• Question: is it possible to keep someone alive for a long long time by justing giving them a heart transplant and a few organ transplants?

    Asked by ayywin to Andrew, Daniel, Hayley, Natalia, Peta on 16 Nov 2011.
    • Photo: Daniel Scully

      Daniel Scully answered on 16 Nov 2011:


      I suppose the brain is the most important thing for you being alive… so in principle if you could replace all the tasks of the body it could be done.

      You’d need to pump in a suply of oxygenated blood – replacing the heart and lungs – with enough nutrients for cells to make repairs – replacing the stomach. Horemones would be imprtant to produce and supply too.
      You’d need to provide an immune system, to fight off any infections the brain acquired.

      You’d then need to take away all the used blood, with the dead cells and waste products inside it, filter and clean it – like your liver and kidneys, then return it to the system.

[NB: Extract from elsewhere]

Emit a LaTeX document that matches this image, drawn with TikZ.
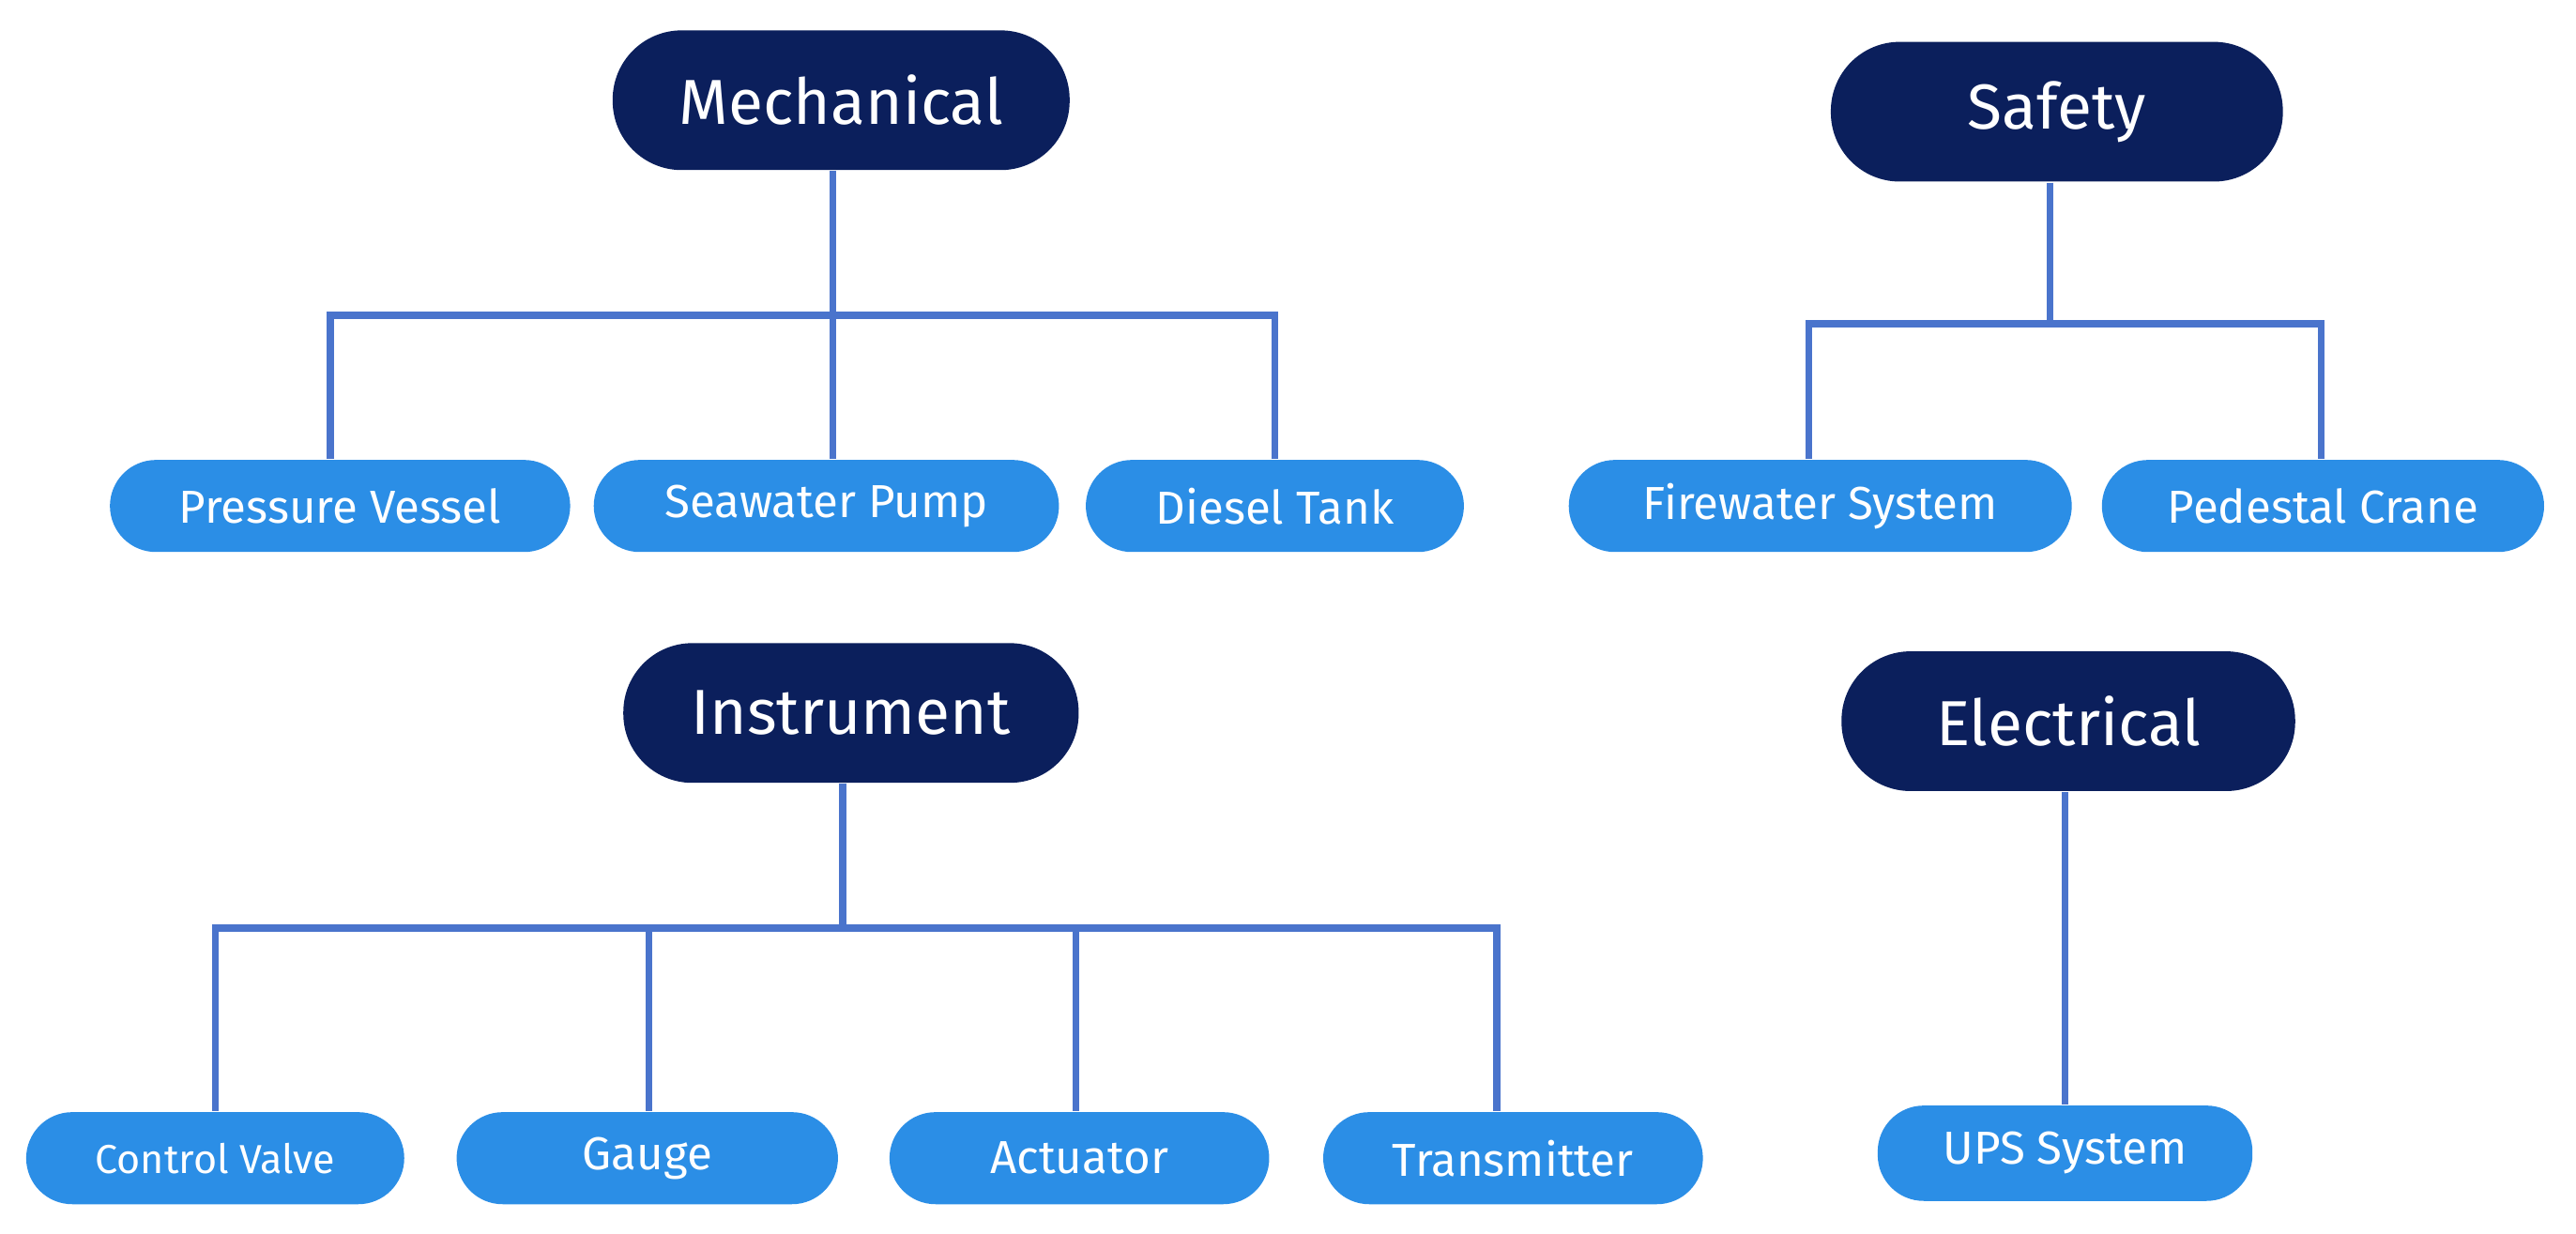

      But if you could do all that (and probably more), why not…

    • Photo: Andrew Cairns

      Andrew Cairns answered on 16 Nov 2011:


      In principle, yes, although having an organ transplant is a huge, huge ordeal for anyone to have, even if the rest of the body is healthy. The body’s first response to a new organ is to fight it, as the cells are recognised as being from somebody else. This means the entire immune response is suppressed, opening up the possibility of infection.

      If you replaced multiple organs at once, this risk would increase as well, and in all likelihood you would die of an infection.